The idyllic traversable small storage system, the GUBI Mategot Trolley ticks every box when it comes to style, convenience and storage space. Built to last and featuring two separate tray compartments, a magazine holder and a versatile frame, there's enough room for food and drinks, table lamps and even tea towels to be hung on the trolley's frame.
Designed between 1953 and 1954 by Mathieu Mategot, the trolley boasts an impressively refined aesthetic, with the industrial pipe frame suspending the top perforated tray, of which the surface texture mimics the appearance of carbon fibre.

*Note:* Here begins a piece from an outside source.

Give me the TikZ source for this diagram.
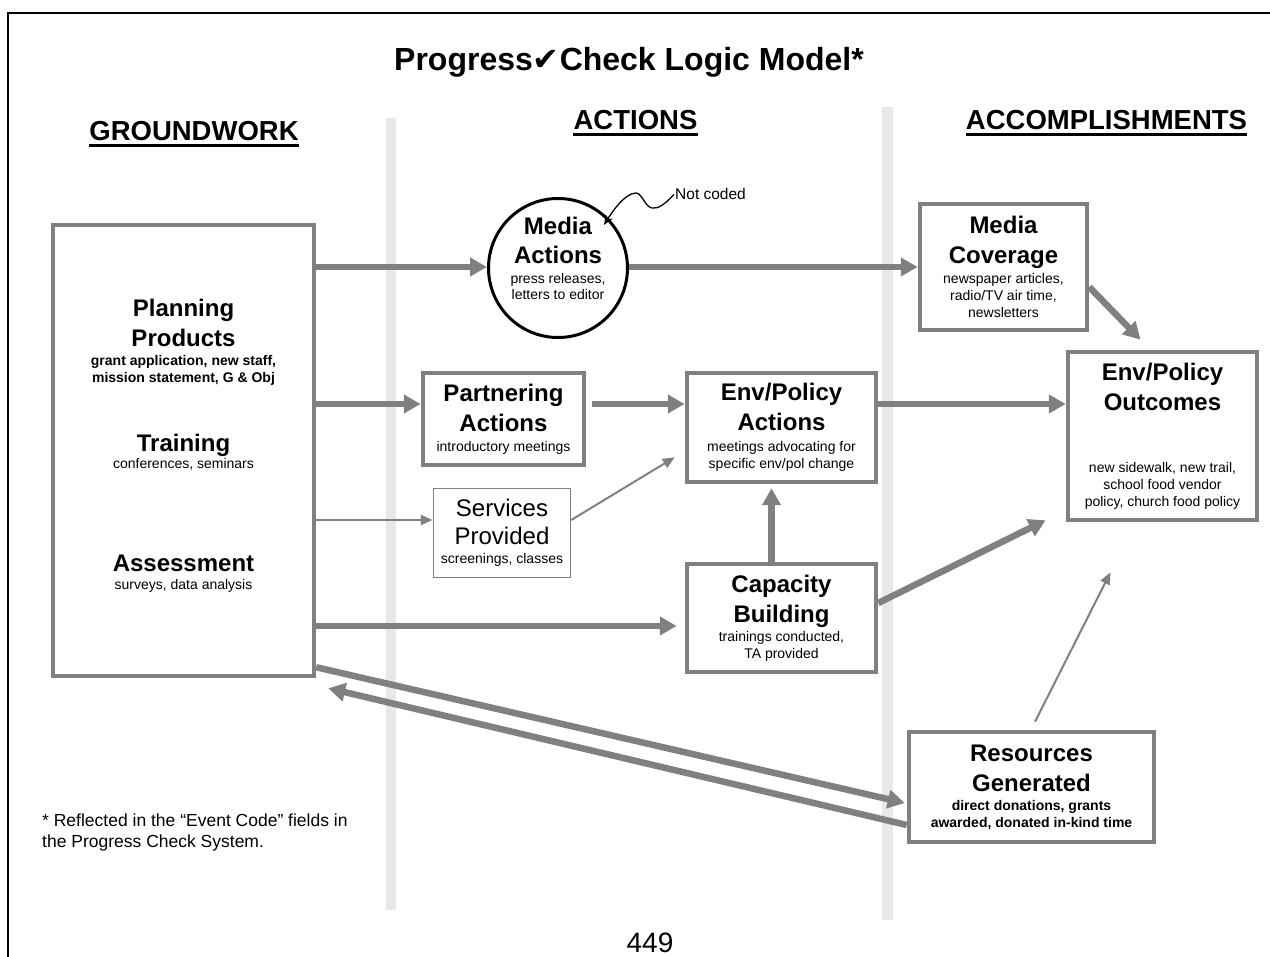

Mathieu Mategot was born in Hungary in 1910. After his studies at the school of fine arts and architecture in Budapest, he began to create sets for the National Theatre. He settled in France in 1931, where he took up various professions, creating sets for the Folies Bergeres, window dresser for the Lafayette Galleries, fashion designer for dressmaking firms in Paris.
The second world war interrupted his activity. A volunteer in the French army, he was taken prisoner and he was free in 1944. After his return, he set up a workshop for hand crafted furniture in Paris. He used materials such as metal, rattan, glass, Formica, and perforated sheet metal in particular, to design chairs, armchairs, tables, serving tables, sideboards, desks and useful articles.
Mathieu Mategot died in February 2001 at Angers, France.